**Directive:** Pictures aside, quote the whole listing exactly.

── Information provided

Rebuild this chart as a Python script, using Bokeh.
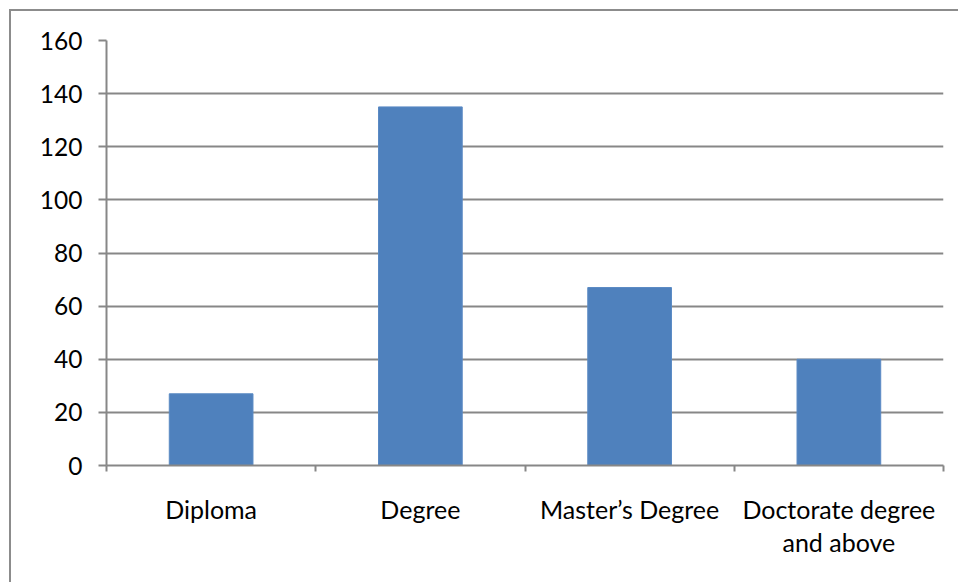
from bokeh.plotting import figure
from bokeh.models import Range1d, LinearAxis, FixedTicker
from bokeh.embed import file_html
from bokeh.resources import INLINE

categories = ["Diploma", "Degree", "Master\u2019s Degree", "Doctorate degree\nand above"]
counts = [27, 135, 67, 40]
y_ticks = [0, 20, 40, 60, 80, 100, 120, 140, 160]

FONT = "Lato"
GRAY = "#878787"

n = len(categories)
centers = [i + 0.5 for i in range(n)]
edges = list(range(n + 1))

p = figure(
    x_range=Range1d(0, n),
    y_range=Range1d(0, 160),
    width=949, height=573,
    output_backend="svg", toolbar_location=None,
    min_border_left=95, min_border_right=17, min_border_top=29, min_border_bottom=119,
    margin=(9, 0, 0, 9),
    x_axis_location=None,
)
p.styles = {"border-top": "2px solid #8c8c8c", "border-left": "2px solid #8c8c8c"}
p.outline_line_color = None
p.background_fill_color = "white"
p.border_fill_color = "white"

p.vbar(x=centers, top=counts, width=0.4, fill_color="#4F81BD", line_color="#5A8AC4", line_width=1)

# y axis
p.yaxis.ticker = FixedTicker(ticks=y_ticks)
p.yaxis.axis_line_color = GRAY
p.yaxis.axis_line_width = 2
p.yaxis.major_tick_line_color = GRAY
p.yaxis.major_tick_line_width = 2
p.yaxis.major_tick_in = 0
p.yaxis.major_tick_out = 8
p.yaxis.minor_tick_line_color = None
p.yaxis.major_label_standoff = 16
p.yaxis.major_label_text_font = FONT
p.yaxis.major_label_text_font_size = "24.5px"
p.yaxis.major_label_text_color = "black"

p.ygrid.ticker = FixedTicker(ticks=y_ticks)
p.ygrid.grid_line_color = GRAY
p.ygrid.grid_line_width = 2
p.xgrid.grid_line_color = None

# category axis: labels at centres, tick marks (minor) at category boundaries
xa = LinearAxis(ticker=FixedTicker(ticks=centers, minor_ticks=edges))
xa.axis_line_color = GRAY
xa.axis_line_width = 2
xa.major_tick_line_color = None
xa.major_tick_in = 0
xa.major_tick_out = 0
xa.minor_tick_line_color = GRAY
xa.minor_tick_line_width = 2
xa.minor_tick_in = 0
xa.minor_tick_out = 6
xa.major_label_standoff = 22
xa.major_label_text_font = FONT
xa.major_label_text_font_size = "25px"
xa.major_label_text_color = "black"
xa.major_label_text_align = "center"
xa.major_label_overrides = {c: lab for c, lab in zip(centers, categories)}
xa.major_label_text_line_height = 1.1
p.add_layout(xa, "below")

open("out.html", "w").write(file_html(p, INLINE))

────

**Task response:**
Rebuild this chart as a Python script, using Bokeh.
from bokeh.plotting import figure
from bokeh.models import Range1d, LinearAxis, FixedTicker
from bokeh.embed import file_html
from bokeh.resources import INLINE

categories = ["Diploma", "Degree", "Master\u2019s Degree", "Doctorate degree\nand above"]
counts = [27, 135, 67, 40]
y_ticks = [0, 20, 40, 60, 80, 100, 120, 140, 160]

FONT = "Lato"
GRAY = "#878787"

n = len(categories)
centers = [i + 0.5 for i in range(n)]
edges = list(range(n + 1))

p = figure(
    x_range=Range1d(0, n),
    y_range=Range1d(0, 160),
    width=949, height=573,
    output_backend="svg", toolbar_location=None,
    min_border_left=95, min_border_right=17, min_border_top=29, min_border_bottom=119,
    margin=(9, 0, 0, 9),
    x_axis_location=None,
)
p.styles = {"border-top": "2px solid #8c8c8c", "border-left": "2px solid #8c8c8c"}
p.outline_line_color = None
p.background_fill_color = "white"
p.border_fill_color = "white"

p.vbar(x=centers, top=counts, width=0.4, fill_color="#4F81BD", line_color="#5A8AC4", line_width=1)

# y axis
p.yaxis.ticker = FixedTicker(ticks=y_ticks)
p.yaxis.axis_line_color = GRAY
p.yaxis.axis_line_width = 2
p.yaxis.major_tick_line_color = GRAY
p.yaxis.major_tick_line_width = 2
p.yaxis.major_tick_in = 0
p.yaxis.major_tick_out = 8
p.yaxis.minor_tick_line_color = None
p.yaxis.major_label_standoff = 16
p.yaxis.major_label_text_font = FONT
p.yaxis.major_label_text_font_size = "24.5px"
p.yaxis.major_label_text_color = "black"

p.ygrid.ticker = FixedTicker(ticks=y_ticks)
p.ygrid.grid_line_color = GRAY
p.ygrid.grid_line_width = 2
p.xgrid.grid_line_color = None

# category axis: labels at centres, tick marks (minor) at category boundaries
xa = LinearAxis(ticker=FixedTicker(ticks=centers, minor_ticks=edges))
xa.axis_line_color = GRAY
xa.axis_line_width = 2
xa.major_tick_line_color = None
xa.major_tick_in = 0
xa.major_tick_out = 0
xa.minor_tick_line_color = GRAY
xa.minor_tick_line_width = 2
xa.minor_tick_in = 0
xa.minor_tick_out = 6
xa.major_label_standoff = 22
xa.major_label_text_font = FONT
xa.major_label_text_font_size = "25px"
xa.major_label_text_color = "black"
xa.major_label_text_align = "center"
xa.major_label_overrides = {c: lab for c, lab in zip(centers, categories)}
xa.major_label_text_line_height = 1.1
p.add_layout(xa, "below")

open("out.html", "w").write(file_html(p, INLINE))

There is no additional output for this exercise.